Chapter 5
Creating Anything You Can Imagine with Meshes
In This Chapter
- Working with vertices
- Using modifiers such as Mirror, Subdivision Surface, and Array
- Sculpting meshes to have extremely high detail
- Completing a practical example of modeling an eye for your characters
Polygon-based meshes are at the core of nearly every computer-generated 3D animation from video games and architectural visualization to television commercials and feature-length films. Computers typically handle meshes more quickly than other types of 3D objects like NURBS or meta balls, and meshes are generally a lot easier to control.

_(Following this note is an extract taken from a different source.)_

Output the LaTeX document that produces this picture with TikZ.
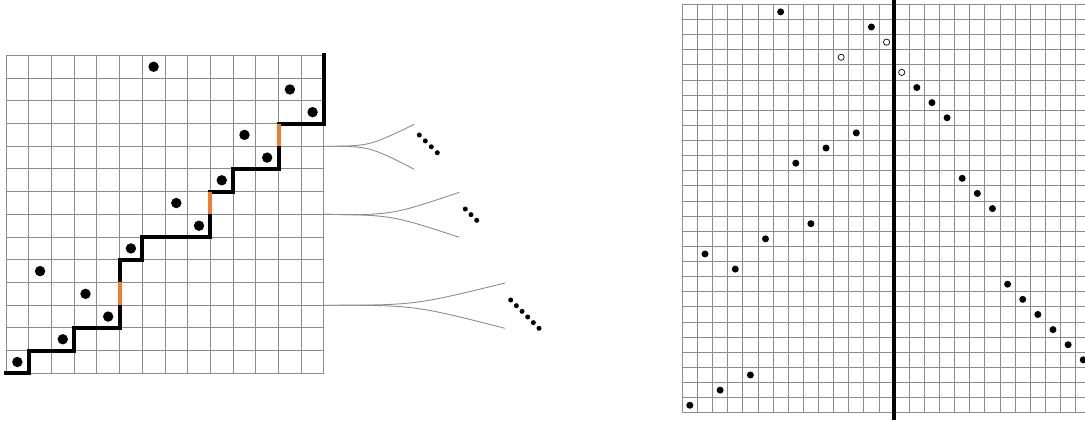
\documentclass[tikz,border=0pt]{standalone}
\definecolor{gridgray}{gray}{0.55}
\definecolor{stairorange}{RGB}{237,125,49}
\tikzset{
  gridline/.style={draw=gridgray, line width=0.9pt},
  stair/.style={draw=black, line width=4pt, line cap=rect, line join=miter},
  orangeseg/.style={draw=stairorange, line width=4pt, line cap=butt},
  ldot/.style={circle, fill=black, inner sep=0pt, minimum size=10.4pt},
  rdot/.style={circle, fill=black, inner sep=0pt, minimum size=7pt},
  rring/.style={circle, draw=black, fill=white, line width=0.7pt, inner sep=0pt, minimum size=6.2pt},
  sdot/.style={circle, fill=black, inner sep=0pt, minimum size=5pt},
  fanline/.style={draw=gridgray, line width=0.9pt},
  divider/.style={draw=black, line width=3.5pt},
}
\begin{document}
\begin{tikzpicture}[x=1pt,y=-1pt]
\path[use as bounding box] (0,0) rectangle (1085,421);
\clip (0,0) rectangle (1085,421);

% ---------- left grid ----------
\begin{scope}[xshift=6pt, yshift=-373.33pt, x=22.71pt, y=22.71pt]
  \foreach \i in {0,...,14} {
    \draw[gridline] (\i,0) -- (\i,14);
    \draw[gridline] (0,\i) -- (14,\i);
  }
  \draw[stair] (0,0) -- (1,0) -- (1,1) -- (3,1) -- (3,2) -- (5,2) -- (5,5) -- (6,5)
     -- (6,6) -- (9,6) -- (9,8) -- (10,8) -- (10,9) -- (12,9) -- (12,11) -- (14,11) -- (14,14);
  \draw[orangeseg] (5,3) -- (5,4);
  \draw[orangeseg] (9,7) -- (9,8);
  \draw[orangeseg] (12,10) -- (12,11);
  \foreach \c/\r in {0/0,1/4,2/1,3/3,4/2,5/5,6/13,7/7,8/6,9/8,10/10,11/9,12/12,13/11}
    \node[ldot] (L\c) at (\c+0.5,\r+0.5) {};
  \coordinate (f1s) at (14,10);
  \coordinate (f2s) at (14,7);
  \coordinate (f3s) at (14,3);
\end{scope}

% ---------- fans ----------
\coordinate (f1c) at (369,146.2);
\coordinate (f1u) at (414.3,124.3);
\coordinate (f1l) at (414.3,169.3);
\coordinate (f2c) at (391.6,215.1);
\coordinate (f2u) at (459.3,192.3);
\coordinate (f2l) at (459.3,237.3);
\coordinate (f3c) at (414.5,305.2);
\coordinate (f3u) at (505,283);
\coordinate (f3l) at (505,328.3);
\draw[fanline] (f1s) .. controls (f1c) .. (f1u);
\draw[fanline] (f1s) .. controls (f1c) .. (f1l);
\draw[fanline] (f2s) .. controls (f2c) .. (f2u);
\draw[fanline] (f2s) .. controls (f2c) .. (f2l);
\draw[fanline] (f3s) .. controls (f3c) .. (f3u);
\draw[fanline] (f3s) .. controls (f3c) .. (f3l);

\foreach \i in {0,...,3}
  \node[sdot] (Fa\i) at (419.3+6*\i,135+5.9*\i) {};
\foreach \i in {0,...,2}
  \node[sdot] (Fb\i) at (465.3+5.7*\i,209+5.65*\i) {};
\foreach \i in {0,...,5}
  \node[sdot] (Fc\i) at (510.7+5.66*\i,300+5.66*\i) {};

% ---------- right grid ----------
\begin{scope}[xshift=682.3pt, yshift=-4.3pt, x=15.13pt, y=-15.13pt]
  \foreach \i in {0,...,27} {
    \draw[gridline] (\i,0) -- (\i,27);
    \draw[gridline] (0,\i) -- (27,\i);
  }
  \draw[divider] (14,-0.5) -- (14,27.47);
  \foreach \c/\r in {0/26,1/16,2/25,3/17,4/24,5/15,6/0,7/10,8/14,9/9,11/8,12/1,
                     15/5,16/6,17/7,18/11,19/12,20/13,21/18,22/19,23/20,24/21,25/22,26/23}
    \node[rdot] (R\c) at (\c+0.5,\r+0.5) {};
  \foreach \c/\r in {10/3,13/2,14/4}
    \node[rring] (R\c) at (\c+0.5,\r+0.5) {};
\end{scope}
\end{tikzpicture}
\end{document}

In fact, when it comes down to it, even NURBS and meta balls are converted to a mesh of triangles — a process called tesselation — when the computer hardware processes them.

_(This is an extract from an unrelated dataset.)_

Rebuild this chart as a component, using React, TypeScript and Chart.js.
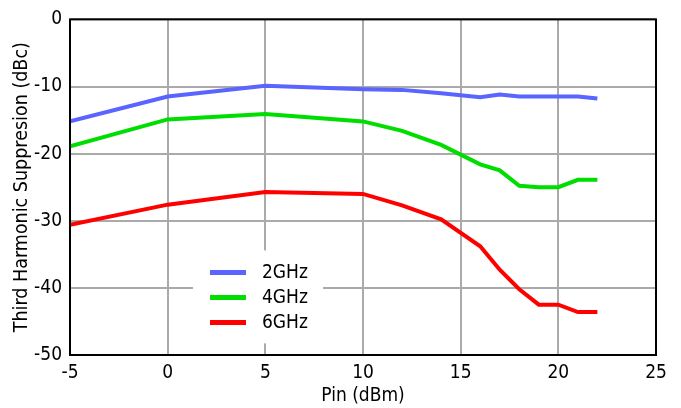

For these reasons, meshes are the primary foundation for most of Blender's functionality. Whether you're building a small scene, creating a character for animation, or simulating water pouring into a sink, you'll ultimately be working with meshes. Working with meshes can get a bit daunting if you're not careful, because you have to control each vertex that makes up your mesh. The more complex the mesh, the more vertices you have to keep track of. Chapter 4 gives you a lot of the basics for working with meshes in Edit mode, but this chapter exposes you to a bunch of handy Blender features that help you work with complex meshes without drowning in a crazy vertex soup.